Wednesday, February 24, 2016

Stapleton Kearns takes a look at my newest video


When I produced a video with "FANTASY" in the title, I knew it wouldn't appeal to everybody, because not everyone is interested in science fiction or surrealism. Some folks want to paint things more or less as they are (me too, actually, a lot of the time).

One of the best of those observational painters is Stapleton Kearns, a New Englander who would have been at home painting alongside Aldro Hibbard or Willard Metcalf.

Stape runs a great art blog that he'll be turning into a book, and in the latest post he reviews my video on painting concept art on location. He says:
"It is divided into two chapters, the first has James on location painting a street scene. He adds a flying car, and shows how he uses a small toy on location to do it. I can't imagine putting a flying car in one of my pictures, but who am I to say, having featured the occasional burning phone booth? The value of this is watching a master of drawing slice up a location picture like a roast. It is an excellent demo of outdoor painting skill, done with a bit of humor."
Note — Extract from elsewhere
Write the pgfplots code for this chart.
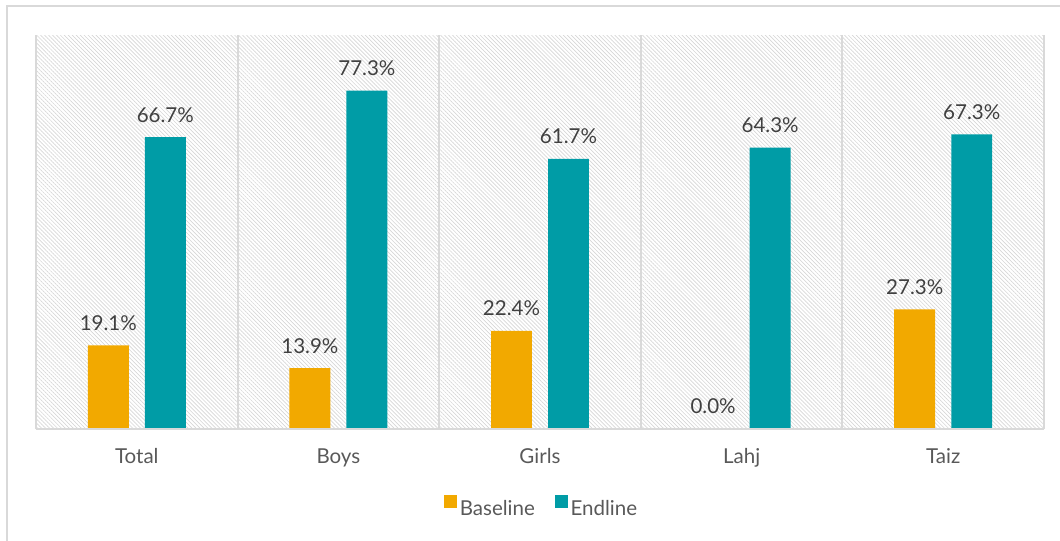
\documentclass[border=0pt]{standalone}
\usepackage{fontspec}
\setmainfont{Lato}
\usepackage{pgfplots}
\pgfplotsset{compat=1.18}
\usetikzlibrary{patterns.meta}

\definecolor{baseorange}{HTML}{F2A900}
\definecolor{endteal}{HTML}{009CA6}
\definecolor{framegray}{HTML}{D9D9D9}
\definecolor{valuegray}{HTML}{404040}
\definecolor{catgray}{HTML}{595959}
\definecolor{hatchgray}{HTML}{D6D6D6}

\newcommand{\chartfont}{\fontsize{15.4}{18}\selectfont}

\begin{document}
\begin{tikzpicture}
% page area and outer frame (1 unit = 0.75pt)
\begin{scope}[x=0.75pt,y=0.75pt]
  \path[use as bounding box] (-36,-112) rectangle (1024,429);
  \draw[framegray, line width=1.5pt] (-29,-112) -- (-29,423) -- (1024,423);
\end{scope}
\begin{axis}[
  at={(0,0)}, anchor=south west,
  width=756pt, height=295.5pt, scale only axis,
  xmin=-0.5, xmax=4.5, ymin=0, ymax=90,
  axis on top,
  axis x line*=bottom, axis y line=none,
  x axis line style={framegray, line width=1.5pt},
  axis background/.style={pattern={Lines[angle=-45,distance=2.1pt,line width=0.5pt]}, pattern color=hatchgray},
  xtick={0,...,4},
  xticklabels={Total,Boys,Girls,Lahj,Taiz},
  major tick length=0pt,
  minor xtick={-0.5,0.5,...,4.5},
  minor tick length=0pt,
  xminorgrids,
  minor grid style={framegray, line width=1.5pt},
  xticklabel style={anchor=base, yshift=-26.25pt, font=\chartfont, text=catgray},
  ytick=\empty,
  ybar, bar width=0.203,
  nodes near coords={\pgfmathprintnumber[fixed,fixed zerofill,precision=1,assume math mode=true]{\pgfplotspointmeta}\%},
  every node near coord/.append style={anchor=base, yshift=11.25pt, inner sep=0pt, font=\chartfont, text=valuegray},
  legend style={at={(0.502,-0.199)}, anchor=center, draw=none, fill=none,
    font=\chartfont, text=catgray, legend columns=-1,
    /tikz/every even column/.append style={column sep=13pt}},
  legend image code/.code={\fill[#1] (0pt,0.5pt) rectangle (9.75pt,10.25pt);},
]
\addplot[draw=none, fill=baseorange, bar shift=-0.1414] coordinates {
  (0,19.1) (1,13.9) (2,22.4) (3,0.0) (4,27.3)};
\addplot[draw=none, fill=endteal, bar shift=0.1414] coordinates {
  (0,66.7) (1,77.3) (2,61.7) (3,64.3) (4,67.3)};
\legend{Baseline,Endline}
\end{axis}
\end{tikzpicture}
\end{document}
Since Stape says he can't imagine his painting with a flying car, I have taken the liberty of putting one flying across one of his paintings. He would point out that I have made the mistake of putting the key element in the middle of the composition, a classic compositional error. But the driver of the flying car is there because he is just trying to steer between those trees, and he is dealing with a stiff spring crosswind.

Stape was doing plein-air painting before most folks used the French word for it. Back in those days we usually called it "outdoor painting" or "on-the-spot painting." Plein-air was a term we read about in old art books, and we used the term when we wanted to sound pretentious. When we really wanted to sound pretentious, we'd half-close our eyes, tilt our heads back, and say we were painting en plein air.
Back row: Tom Kinkade, Stapleton Kearns, Kevin Eugene Johnson? James Warhola,
James Gurney, Tom Kidd, and Jeanette Gurney. Paul Chadwick and Elizabeth Moon
in lower left.
In his blog post he recalls an artist get-together in April, 1990 when he and I first met. My memory of that day was that all the rest of us artists were just talking about art, but he came in to the party with paint on his jacket and with three fresh oil paintings that he had done that morning. He blew us all away with his dedication and skill, and he still does.

Stapleton Kearns runs a painters' snow camp in March, which I recommend for the hardy. He says "I will work you like a borrowed mule," and he means it. You can find info about it in his latest post.

Here is Stape's review of "Fantasy in the Wild." And here is his post about the burning phone booth.
Gumroad link for my video.

3 comments:

Roberto said...

Hey Jimi Gi!-
Thanks for reminding me of Stapes Blog, I completely lost track of it when he stopped posting (I have such a short attention span since they changed my meds and disconnected the electrodes.) I’m glad to hear that he has finally taken my advice to make a book of his blog, I’v been after him for years to do this!
For any of your blog readers not familiar with Mr. Kearns’ blog, I highly recommend it as a deep resource for not only plein-air, but also oil-painting in general, tools of the trade, composition and design, and a lot of good advice on making a living with ones brushes and wits.
I am a big fan of Stapleton’s work, and I thought he was finally onto something big with that flaming-phone-booth-thing. But alas, the ‘shrieking-Muse’ must have abandoned him. Maybe your ‘Fantasy-in-the-Wild’ video and the flying-car demo will serve as a re-boot. ;p -RQ

Steve said...

I had the distinct privilege of participating in a workshop Stape conducted at Acadia NP in the fall of 2010. It was a few days of jam-packed learning and memorable one-liners. He was grateful I took seriously his listing of "a fine cigar" on the list of recommended supplies to bring to the workshop. He generally had a cigar fired up and a can of Moxie at hand while painting. At one point, a family of Japanese tourists walked by while Stape was doing his demo at his sturdy Take It easel. A young girl in the group, about six years old, was clearly fascinated by the paints, brushes, and Stape's paint-spattered clothes. He handed her his loaded brush and let her add a few dabs to his painting. She walked away beaming.

Paul Foote said...

You are right about the pretentiousness of "plein Aire", and you can add it to "giclee", and "maquette". What is it about the art world that leads its practitioners toward snobbery of this sort? I liken it to opera all being sung in foreign languages here in the USA. It is the reason most opera has to be subsidized because your typical consumer refuses to willingly pay for something they do not understand and has to be forced to pay for it by the stealing it out of the local tax base. It is even worse because Americans have shown they love musicals which are in alsmost every way the same as "operas" except they are also popular. Go figure.

Nice blog btw, and I am loving your art and videos.